Paul laughed. “Does he think we actually
believe
in this?
What
‘beautiful things'?”

That's what so many people never understood about us. They expected us to take the things we believed in seriously, which we never did—we weren't intellectuals.

Paul blamed LSD for the decline of humor in the sixties. He said the only person on LSD who had a sense of humor left was Timothy Leary.

In a way he was right, because when we went up to San Francisco, whenever we tried to have fun with somebody, they would act like “How dare you make a joke!” Everybody seemed to be taking the Cosmic Joke so seriously they didn't want you to make little uncosmic jokes. But on the other hand, the kids on acid did seem happy, enjoying all the simple things like hugs and kisses and nature.

The San Francisco scene was bands and audiences grooving
together, sharing the experience, whereas the Velvets' style was to alienate people—they would actually play with their backs to the audience!

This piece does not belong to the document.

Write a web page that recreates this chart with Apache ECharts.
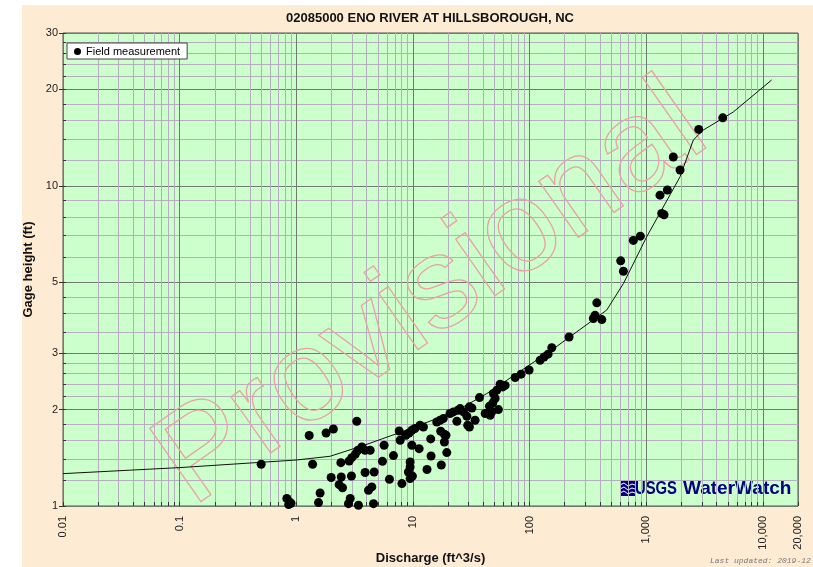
<!DOCTYPE html>
<html>
<head>
<meta charset="utf-8">
<script src="https://cdn.jsdelivr.net/npm/echarts@6/dist/echarts.min.js"></script>
<style>
  html, body { margin: 0; padding: 0; background: #fff; }
  #wrap { position: relative; width: 813px; height: 567px; }
  #bg { position: absolute; left: 22px; top: 5px; right: 0; bottom: 0; background: #fdebd3; }
  #chart { position: absolute; left: 0; top: 0; width: 813px; height: 567px; }
</style>
</head>
<body>
<div id="wrap"><div id="bg"></div><div id="chart"></div></div>
<script>
// field measurements: discharge (ft^3/s) and gage height (ft)
const flowX = [
  0.5, 1.29, 1.8, 2.08, 3.3, 1.38, 0.83, 0.875, 0.86, 0.9,
  1.6, 1.55, 1.99, 2.43, 2.33, 2.49, 2.41, 2.84, 2.99, 3.2,
  3.37, 3.65, 3.89, 4.3, 2.97, 2.9, 2.8, 3.41, 3.89, 4.65,
  4.16, 4.44, 4.59, 5.66, 5.48, 6.81, 6.29, 7.62, 7.77, 8.69,
  9.27, 9.79, 10.4, 11.5, 12.3, 9.79, 9.46, 9.46, 9.14, 9.46,
  9.9, 8.04, 11.3, 14.2, 14.3, 13.2, 17.5, 17.3, 18.6, 19.2,
  18.6, 19.5, 16.0, 17.1, 18.2, 20.8, 22.2, 24.3, 25.4, 27.1,
  23.8, 29.0, 30.5, 32.0, 29.5, 30.5, 34.1, 37.2, 41.6, 45.9,
  47.4, 45.3, 49, 50.6, 52.4, 55.9, 58.9, 61.7, 54.0, 48.4,
  75.2, 84.5, 99, 123, 133, 144,
  155, 218, 352, 364, 377, 416, 604, 637, 775, 890,
  1358, 1422, 1312, 1517, 1950, 1706, 2818, 4529
];
const gageY = [
  1.35, 1.66, 1.69, 1.74, 1.84, 1.35, 1.055, 1.03, 1.01, 1.02,
  1.098, 1.025, 1.227, 1.232, 1.166, 1.14, 1.366, 1.382, 1.416, 1.45,
  1.493, 1.528, 1.493, 1.493, 1.241, 1.055, 1.017, 1.005, 1.272, 1.277,
  1.12, 1.147, 1.017, 1.548, 1.379, 1.437, 1.212, 1.715, 1.605, 1.663,
  1.69, 1.724, 1.746, 1.787, 1.765, 1.548, 1.372, 1.324, 1.277, 1.218,
  1.24, 1.175, 1.51, 1.62, 1.433, 1.3, 1.343, 1.712, 1.675, 1.663,
  1.585, 1.468, 1.83, 1.853, 1.875, 1.944, 1.967, 1.99, 2.015, 1.967,
  1.84, 1.906, 2.04, 2.024, 1.787, 1.765, 1.853, 2.18, 1.944, 1.92,
  1.967, 2.05, 2.245, 2.166, 2.3, 2.4, 2.355, 2.38, 2.0, 2.1,
  2.52, 2.58, 2.66, 2.85, 2.92, 2.98,
  3.12, 3.37, 3.85, 3.94, 4.31, 3.82, 5.83, 5.41, 6.75, 6.96,
  8.2, 8.12, 9.35, 9.7, 11.2, 12.3, 15.0, 16.3
];

// rating curve
const ratingFlow = [0.01, 0.1, 1, 1.95, 3.77, 7.28, 16, 27.1, 43, 63.8, 155, 458, 637, 1009, 1950, 2533, 3085, 5575, 11890];
const ratingGage = [1.262, 1.318, 1.392, 1.43, 1.545, 1.683, 1.875, 2.04, 2.245, 2.47, 3.07, 4.09, 4.95, 6.93, 10.67, 13.9, 14.93, 17.0, 21.4];

// axis ticks
const xDecades = [0.01, 0.1, 1, 10, 100, 1000];
const xSteps = [1, 2, 3, 4, 5, 6, 7, 8, 9];
const xLabelValues = [0.01, 0.1, 1, 10, 100, 1000, 10000, 20000];
const yGridValues = [1, 1.2, 1.4, 1.6, 1.8, 2, 2.2, 2.4, 2.6, 2.8, 3, 3.5, 4, 4.5, 5, 6, 7, 8, 9,
  10, 12, 14, 16, 18, 20, 22, 24, 26, 28, 30];
const yLabelValues = [1, 2, 3, 5, 10, 20, 30];

const xGridValues = [];
xDecades.forEach(d => xSteps.forEach(s => xGridValues.push(+(d * s).toPrecision(3))));
xGridValues.push(10000, 20000);

const minorGrid = '#b4afbd';
const majorGrid = '#6f7a70';
const font = '"Liberation Sans", Arial, sans-serif';

const chart = echarts.init(document.getElementById('chart'));

chart.setOption({
  backgroundColor: 'transparent',
  animation: false,
  title: {
    text: '02085000 ENO RIVER AT HILLSBOROUGH, NC',
    left: 430,
    top: 12,
    padding: 0,
    textAlign: 'center',
    textStyle: { fontFamily: font, fontSize: 13, fontWeight: 'bold', color: '#111' }
  },
  legend: {
    data: ['Field measurement'],
    left: 67,
    top: 43,
    padding: [3, 7, 2, 7],
    itemWidth: 7,
    itemHeight: 7,
    itemGap: 4,
    backgroundColor: '#fff',
    borderColor: '#444',
    borderWidth: 1,
    borderRadius: 0,
    textStyle: { fontFamily: font, fontSize: 11, color: '#000' }
  },
  grid: {
    left: 63, right: 15, top: 33, bottom: 61,
    show: true,
    backgroundColor: '#ccffcc',
    borderColor: '#555',
    borderWidth: 1,
    outerBoundsMode: 'none'
  },
  xAxis: [
    {
      type: 'log', logBase: 10, min: 0.01, max: 20000, position: 'bottom',
      axisLine: { show: false },
      axisTick: { show: true, inside: true, length: 4, customValues: xGridValues, lineStyle: { color: '#333' } },
      axisLabel: { show: false },
      splitLine: { show: true, lineStyle: { color: minorGrid, width: 1 } }
    },
    {
      type: 'log', logBase: 10, min: 0.01, max: 20000, position: 'bottom',
      name: 'Discharge (ft^3/s)', nameLocation: 'middle', nameGap: 46, nameMoveOverlap: false,
      nameTextStyle: { fontFamily: font, fontSize: 13, fontWeight: 'bold', color: '#111' },
      axisLine: { show: false },
      axisTick: { show: false, customValues: xLabelValues },
      axisLabel: {
        customValues: xLabelValues, rotate: 90, margin: 10,
        fontFamily: font, fontSize: 11, color: '#222',
        formatter: v => v >= 1000 ? Number(v).toLocaleString('en-US') : String(v)
      },
      splitLine: { show: true, lineStyle: { color: majorGrid, width: 1 } }
    }
  ],
  yAxis: [
    {
      type: 'log', logBase: 10, min: 1, max: 30, position: 'left',
      axisLine: { show: false },
      axisTick: { show: true, inside: true, length: 3, customValues: yGridValues, lineStyle: { color: '#333' } },
      axisLabel: { show: false },
      splitLine: { show: true, lineStyle: { color: minorGrid, width: 1 } }
    },
    {
      type: 'log', logBase: 10, min: 1, max: 30, position: 'left',
      name: 'Gage height (ft)', nameLocation: 'middle', nameGap: 28,
      nameTextStyle: { fontFamily: font, fontSize: 13, fontWeight: 'bold', color: '#111' },
      axisLine: { show: false },
      axisTick: { show: true, length: 4, customValues: yLabelValues, lineStyle: { color: '#333' } },
      axisLabel: { customValues: yLabelValues, margin: 5, fontFamily: font, fontSize: 11, color: '#222' },
      splitLine: { show: true, lineStyle: { color: majorGrid, width: 1 } }
    }
  ],
  graphic: [
    {
      type: 'text', x: 432, y: 296, rotation: 35 * Math.PI / 180, z: 1, silent: true,
      style: {
        text: 'Provisional', font: '130px "Liberation Sans", Arial, sans-serif',
        fill: 'none', stroke: '#e6a3a6', lineWidth: 1.3,
        textAlign: 'center', textVerticalAlign: 'middle'
      }
    },
    {
      type: 'group', z: 3, silent: true,
      children: [
        { type: 'rect', shape: { x: 620, y: 481, width: 15, height: 15 }, style: { fill: '#000080' } },
        { type: 'polyline', shape: { points: [[620, 485], [624, 483], [628, 486], [632, 484], [635, 485]] }, style: { stroke: '#fff', lineWidth: 1, fill: 'none' } },
        { type: 'polyline', shape: { points: [[620, 489], [624, 487], [628, 490], [632, 488], [635, 489]] }, style: { stroke: '#fff', lineWidth: 1, fill: 'none' } },
        { type: 'polyline', shape: { points: [[620, 493], [624, 491], [628, 494], [632, 492], [635, 493]] }, style: { stroke: '#fff', lineWidth: 1, fill: 'none' } },
        { type: 'text', x: 635, y: 489, scaleX: 0.78, style: { text: 'USGS', font: 'bold 19px "Liberation Sans", Arial, sans-serif', fill: '#000080', textVerticalAlign: 'middle' } },
        { type: 'text', x: 683, y: 489, style: { text: 'WaterWatch', font: 'bold 19px "Liberation Sans", Arial, sans-serif', fill: '#000080', textVerticalAlign: 'middle' } }
      ]
    },
    {
      type: 'text', x: 710, y: 561, silent: true,
      style: { text: 'Last updated: 2019-12', font: 'italic 8px "Liberation Mono", "DejaVu Sans Mono", monospace', fill: '#777', textVerticalAlign: 'middle' }
    }
  ],
  series: [
    {
      name: 'Rating',
      type: 'line',
      data: ratingFlow.map((x, i) => [x, ratingGage[i]]),
      symbol: 'none',
      lineStyle: { color: '#111', width: 1 },
      silent: true,
      z: 2
    },
    {
      name: 'Field measurement',
      type: 'scatter',
      data: flowX.map((x, i) => [x, gageY[i]]),
      symbol: 'circle',
      symbolSize: 9,
      itemStyle: { color: '#000', opacity: 1 },
      z: 3
    }
  ]
});
</script>
</body>
</html>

Anyhow, we were out of our element, for sure.

“They call this a
light show?”
Paul said, looking at the stage during the Airplane's act, where they had projections from the glass with fluid on it. “I'd rather sit and watch a clothes dryer in the laundromat.”

A lot of friction developed between Bill Graham and us. It was just the difference between New York and San Francisco attitudes. What was funny was that Graham's business style was New York—the fast, loud-mouth operator kind of thing—but then what he was saying were San Francisco flower child things. The end came when we were all standing around in the back of the Fillmore watching some local band onstage. Paul was continuing the same type of LSD put-down commentary that he'd been making all day—comments that I could see were really rubbing Graham the wrong way.